--- Start Collected data ---
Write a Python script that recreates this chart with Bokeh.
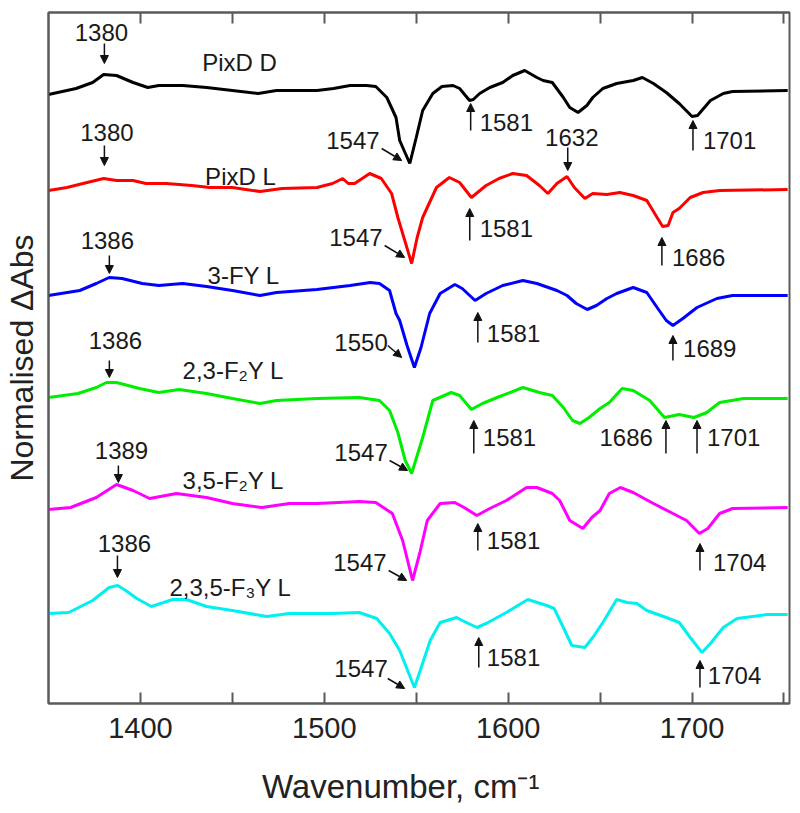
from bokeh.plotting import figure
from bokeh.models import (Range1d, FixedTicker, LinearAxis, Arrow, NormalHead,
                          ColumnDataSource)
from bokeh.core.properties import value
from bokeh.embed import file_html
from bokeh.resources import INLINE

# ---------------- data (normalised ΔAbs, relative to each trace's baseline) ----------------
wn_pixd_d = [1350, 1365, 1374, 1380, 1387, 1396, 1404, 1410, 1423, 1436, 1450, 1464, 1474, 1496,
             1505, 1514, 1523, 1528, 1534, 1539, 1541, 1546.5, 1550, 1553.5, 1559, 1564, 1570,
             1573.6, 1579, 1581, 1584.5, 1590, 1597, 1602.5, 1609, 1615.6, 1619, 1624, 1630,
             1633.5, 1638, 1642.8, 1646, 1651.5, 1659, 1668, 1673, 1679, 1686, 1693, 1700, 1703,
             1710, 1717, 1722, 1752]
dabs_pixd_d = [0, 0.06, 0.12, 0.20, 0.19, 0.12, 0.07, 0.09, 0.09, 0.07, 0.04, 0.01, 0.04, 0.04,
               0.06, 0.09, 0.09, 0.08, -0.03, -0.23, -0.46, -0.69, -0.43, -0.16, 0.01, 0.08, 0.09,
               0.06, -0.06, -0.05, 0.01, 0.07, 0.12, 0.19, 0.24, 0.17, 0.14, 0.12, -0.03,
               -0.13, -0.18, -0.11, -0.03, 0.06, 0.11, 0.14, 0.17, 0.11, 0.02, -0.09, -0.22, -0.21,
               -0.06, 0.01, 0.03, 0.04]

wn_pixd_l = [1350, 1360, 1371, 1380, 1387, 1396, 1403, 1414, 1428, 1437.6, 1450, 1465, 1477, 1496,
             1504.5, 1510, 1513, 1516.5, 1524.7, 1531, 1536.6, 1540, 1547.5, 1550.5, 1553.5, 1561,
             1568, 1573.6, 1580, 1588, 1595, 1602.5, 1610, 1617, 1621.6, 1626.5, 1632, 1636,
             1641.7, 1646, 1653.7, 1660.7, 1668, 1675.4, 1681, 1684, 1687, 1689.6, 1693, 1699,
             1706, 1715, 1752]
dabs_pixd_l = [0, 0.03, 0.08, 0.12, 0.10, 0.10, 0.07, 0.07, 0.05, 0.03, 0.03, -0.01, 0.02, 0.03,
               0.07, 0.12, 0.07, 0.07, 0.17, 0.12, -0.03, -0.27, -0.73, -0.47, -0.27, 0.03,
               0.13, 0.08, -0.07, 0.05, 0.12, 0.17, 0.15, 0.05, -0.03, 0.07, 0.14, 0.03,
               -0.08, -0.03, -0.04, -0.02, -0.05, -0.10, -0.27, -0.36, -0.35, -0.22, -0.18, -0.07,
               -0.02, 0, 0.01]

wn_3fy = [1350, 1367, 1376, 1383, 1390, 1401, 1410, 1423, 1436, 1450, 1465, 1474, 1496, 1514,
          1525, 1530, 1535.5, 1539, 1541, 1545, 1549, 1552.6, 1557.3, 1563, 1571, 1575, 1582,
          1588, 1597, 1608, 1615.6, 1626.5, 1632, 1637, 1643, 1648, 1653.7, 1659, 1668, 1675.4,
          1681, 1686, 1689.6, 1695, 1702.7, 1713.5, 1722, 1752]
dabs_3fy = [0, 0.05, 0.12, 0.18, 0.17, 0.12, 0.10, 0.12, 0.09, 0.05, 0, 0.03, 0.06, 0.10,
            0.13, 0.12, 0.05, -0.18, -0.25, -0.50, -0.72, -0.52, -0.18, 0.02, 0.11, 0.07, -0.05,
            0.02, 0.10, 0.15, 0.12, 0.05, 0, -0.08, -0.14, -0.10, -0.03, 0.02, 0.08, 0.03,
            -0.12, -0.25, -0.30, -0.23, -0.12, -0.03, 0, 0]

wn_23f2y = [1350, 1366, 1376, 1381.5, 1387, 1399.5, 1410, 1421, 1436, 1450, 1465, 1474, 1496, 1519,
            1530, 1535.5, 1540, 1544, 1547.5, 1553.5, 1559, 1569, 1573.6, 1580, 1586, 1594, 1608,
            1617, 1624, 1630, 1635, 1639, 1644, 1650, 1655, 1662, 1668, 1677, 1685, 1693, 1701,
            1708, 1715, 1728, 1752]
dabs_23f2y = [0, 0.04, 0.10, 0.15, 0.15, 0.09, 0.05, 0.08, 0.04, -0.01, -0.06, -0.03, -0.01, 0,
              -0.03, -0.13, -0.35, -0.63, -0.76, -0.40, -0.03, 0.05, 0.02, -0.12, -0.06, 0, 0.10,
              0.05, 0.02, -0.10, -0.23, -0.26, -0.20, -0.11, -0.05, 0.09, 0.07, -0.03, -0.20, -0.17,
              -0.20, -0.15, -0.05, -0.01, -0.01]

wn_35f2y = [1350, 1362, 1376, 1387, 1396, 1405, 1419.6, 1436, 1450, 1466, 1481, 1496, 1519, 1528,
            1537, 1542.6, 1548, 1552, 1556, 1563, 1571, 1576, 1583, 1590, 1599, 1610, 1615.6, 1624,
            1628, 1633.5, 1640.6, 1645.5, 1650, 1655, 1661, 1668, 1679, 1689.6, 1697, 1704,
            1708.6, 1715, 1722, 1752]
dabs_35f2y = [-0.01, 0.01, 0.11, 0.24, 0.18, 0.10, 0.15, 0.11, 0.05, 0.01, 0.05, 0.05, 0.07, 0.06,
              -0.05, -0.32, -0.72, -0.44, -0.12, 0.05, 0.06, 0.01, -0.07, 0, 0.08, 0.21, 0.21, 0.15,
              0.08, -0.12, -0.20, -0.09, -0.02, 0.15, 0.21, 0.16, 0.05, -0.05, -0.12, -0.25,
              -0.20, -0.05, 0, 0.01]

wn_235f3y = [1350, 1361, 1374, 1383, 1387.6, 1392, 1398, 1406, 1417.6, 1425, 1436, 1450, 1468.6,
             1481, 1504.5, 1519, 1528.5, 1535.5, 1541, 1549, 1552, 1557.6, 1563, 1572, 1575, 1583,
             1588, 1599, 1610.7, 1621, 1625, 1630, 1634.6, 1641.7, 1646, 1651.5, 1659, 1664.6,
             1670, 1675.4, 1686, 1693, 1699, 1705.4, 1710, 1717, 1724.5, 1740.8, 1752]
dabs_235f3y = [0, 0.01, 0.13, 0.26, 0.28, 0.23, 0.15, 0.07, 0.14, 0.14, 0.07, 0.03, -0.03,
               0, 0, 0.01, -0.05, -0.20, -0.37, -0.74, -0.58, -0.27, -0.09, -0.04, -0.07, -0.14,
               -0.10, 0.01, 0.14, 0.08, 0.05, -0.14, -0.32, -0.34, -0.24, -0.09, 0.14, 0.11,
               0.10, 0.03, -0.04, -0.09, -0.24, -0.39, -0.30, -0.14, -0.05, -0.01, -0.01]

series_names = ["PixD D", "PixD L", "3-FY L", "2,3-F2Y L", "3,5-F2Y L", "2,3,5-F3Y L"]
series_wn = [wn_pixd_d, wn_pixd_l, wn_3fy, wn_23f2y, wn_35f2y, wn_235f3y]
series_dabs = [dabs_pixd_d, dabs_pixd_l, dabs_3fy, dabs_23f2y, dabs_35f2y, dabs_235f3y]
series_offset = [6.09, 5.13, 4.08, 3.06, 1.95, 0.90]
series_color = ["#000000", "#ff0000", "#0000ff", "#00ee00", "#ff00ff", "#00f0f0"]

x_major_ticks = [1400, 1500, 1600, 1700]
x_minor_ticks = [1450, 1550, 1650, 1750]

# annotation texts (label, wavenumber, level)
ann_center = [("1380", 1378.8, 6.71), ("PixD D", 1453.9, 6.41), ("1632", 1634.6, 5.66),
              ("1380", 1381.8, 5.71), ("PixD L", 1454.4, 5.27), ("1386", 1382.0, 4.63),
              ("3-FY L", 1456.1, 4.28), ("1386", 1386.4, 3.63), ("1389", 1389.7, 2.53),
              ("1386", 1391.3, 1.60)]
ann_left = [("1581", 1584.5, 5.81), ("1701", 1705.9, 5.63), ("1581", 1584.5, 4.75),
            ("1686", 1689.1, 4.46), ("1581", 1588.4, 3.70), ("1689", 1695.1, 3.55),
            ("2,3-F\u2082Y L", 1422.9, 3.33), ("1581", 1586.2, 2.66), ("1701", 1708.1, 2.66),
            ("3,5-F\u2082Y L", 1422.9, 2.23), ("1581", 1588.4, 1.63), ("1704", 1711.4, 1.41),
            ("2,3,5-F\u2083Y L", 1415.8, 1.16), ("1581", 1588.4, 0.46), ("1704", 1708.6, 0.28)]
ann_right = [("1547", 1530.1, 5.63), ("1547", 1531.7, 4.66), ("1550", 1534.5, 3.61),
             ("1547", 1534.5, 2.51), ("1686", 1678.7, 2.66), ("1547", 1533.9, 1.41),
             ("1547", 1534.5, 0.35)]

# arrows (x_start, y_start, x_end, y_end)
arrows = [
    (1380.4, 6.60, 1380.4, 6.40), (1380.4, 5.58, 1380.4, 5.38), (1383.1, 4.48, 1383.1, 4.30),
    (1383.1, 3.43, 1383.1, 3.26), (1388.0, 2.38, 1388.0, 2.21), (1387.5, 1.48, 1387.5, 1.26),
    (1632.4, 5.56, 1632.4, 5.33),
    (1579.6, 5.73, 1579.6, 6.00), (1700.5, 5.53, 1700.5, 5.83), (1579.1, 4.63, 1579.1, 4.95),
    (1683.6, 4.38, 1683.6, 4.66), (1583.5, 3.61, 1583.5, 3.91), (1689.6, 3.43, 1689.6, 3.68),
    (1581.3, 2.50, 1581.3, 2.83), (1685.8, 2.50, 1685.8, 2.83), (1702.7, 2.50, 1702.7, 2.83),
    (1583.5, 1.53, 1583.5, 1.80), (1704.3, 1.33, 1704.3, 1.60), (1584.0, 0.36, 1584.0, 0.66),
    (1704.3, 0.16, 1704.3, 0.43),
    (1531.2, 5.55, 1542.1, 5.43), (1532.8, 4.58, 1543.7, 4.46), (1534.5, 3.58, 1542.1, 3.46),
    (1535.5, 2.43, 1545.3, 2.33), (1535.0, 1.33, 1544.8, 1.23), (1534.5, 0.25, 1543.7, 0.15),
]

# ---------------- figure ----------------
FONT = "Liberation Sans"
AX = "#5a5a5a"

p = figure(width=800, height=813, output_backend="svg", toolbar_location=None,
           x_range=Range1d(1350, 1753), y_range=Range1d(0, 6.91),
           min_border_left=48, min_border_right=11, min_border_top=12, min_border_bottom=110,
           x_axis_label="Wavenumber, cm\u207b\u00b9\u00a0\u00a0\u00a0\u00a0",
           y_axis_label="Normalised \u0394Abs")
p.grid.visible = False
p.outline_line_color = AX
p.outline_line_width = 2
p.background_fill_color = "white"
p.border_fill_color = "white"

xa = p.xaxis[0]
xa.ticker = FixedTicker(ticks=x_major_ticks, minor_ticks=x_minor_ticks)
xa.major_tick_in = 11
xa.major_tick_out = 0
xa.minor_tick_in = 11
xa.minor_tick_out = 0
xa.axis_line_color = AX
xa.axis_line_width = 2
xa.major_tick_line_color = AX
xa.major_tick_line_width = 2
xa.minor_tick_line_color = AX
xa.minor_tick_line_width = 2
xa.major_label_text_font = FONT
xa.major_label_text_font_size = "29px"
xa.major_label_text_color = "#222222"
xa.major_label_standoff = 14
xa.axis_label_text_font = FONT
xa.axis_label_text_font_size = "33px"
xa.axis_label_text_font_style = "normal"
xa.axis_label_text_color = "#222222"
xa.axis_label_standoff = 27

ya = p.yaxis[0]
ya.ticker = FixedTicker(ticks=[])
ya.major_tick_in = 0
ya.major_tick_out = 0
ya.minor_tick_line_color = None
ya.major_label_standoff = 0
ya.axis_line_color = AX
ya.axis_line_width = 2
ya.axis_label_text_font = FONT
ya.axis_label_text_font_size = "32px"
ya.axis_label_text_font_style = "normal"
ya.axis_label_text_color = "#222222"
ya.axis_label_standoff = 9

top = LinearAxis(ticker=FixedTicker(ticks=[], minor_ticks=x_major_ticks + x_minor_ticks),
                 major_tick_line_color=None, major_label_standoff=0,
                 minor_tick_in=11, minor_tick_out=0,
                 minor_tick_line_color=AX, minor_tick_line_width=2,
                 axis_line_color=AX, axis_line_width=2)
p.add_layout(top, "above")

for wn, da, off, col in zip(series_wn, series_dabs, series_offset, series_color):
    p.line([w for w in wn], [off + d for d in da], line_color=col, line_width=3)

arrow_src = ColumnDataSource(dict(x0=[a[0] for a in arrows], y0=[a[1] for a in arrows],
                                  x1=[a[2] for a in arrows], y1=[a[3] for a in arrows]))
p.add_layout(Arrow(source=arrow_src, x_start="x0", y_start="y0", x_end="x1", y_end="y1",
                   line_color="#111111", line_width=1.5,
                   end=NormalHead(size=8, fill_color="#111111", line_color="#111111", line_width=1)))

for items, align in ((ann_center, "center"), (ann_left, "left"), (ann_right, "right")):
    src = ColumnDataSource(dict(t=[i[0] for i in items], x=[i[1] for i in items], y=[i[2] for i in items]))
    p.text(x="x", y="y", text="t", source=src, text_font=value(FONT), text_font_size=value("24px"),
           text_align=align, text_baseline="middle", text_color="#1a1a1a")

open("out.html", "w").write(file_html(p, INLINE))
--- End Collected data ---
> [Directions for this task] Repeat the lines of the listing above verbatim, beginning at its first line and ending at the line containing "from bokeh.resources import INLINE", which is included. Omit pictures.

> [Worked answer]
Write a Python script that recreates this chart with Bokeh.
from bokeh.plotting import figure
from bokeh.models import (Range1d, FixedTicker, LinearAxis, Arrow, NormalHead,
                          ColumnDataSource)
from bokeh.core.properties import value
from bokeh.embed import file_html
from bokeh.resources import INLINE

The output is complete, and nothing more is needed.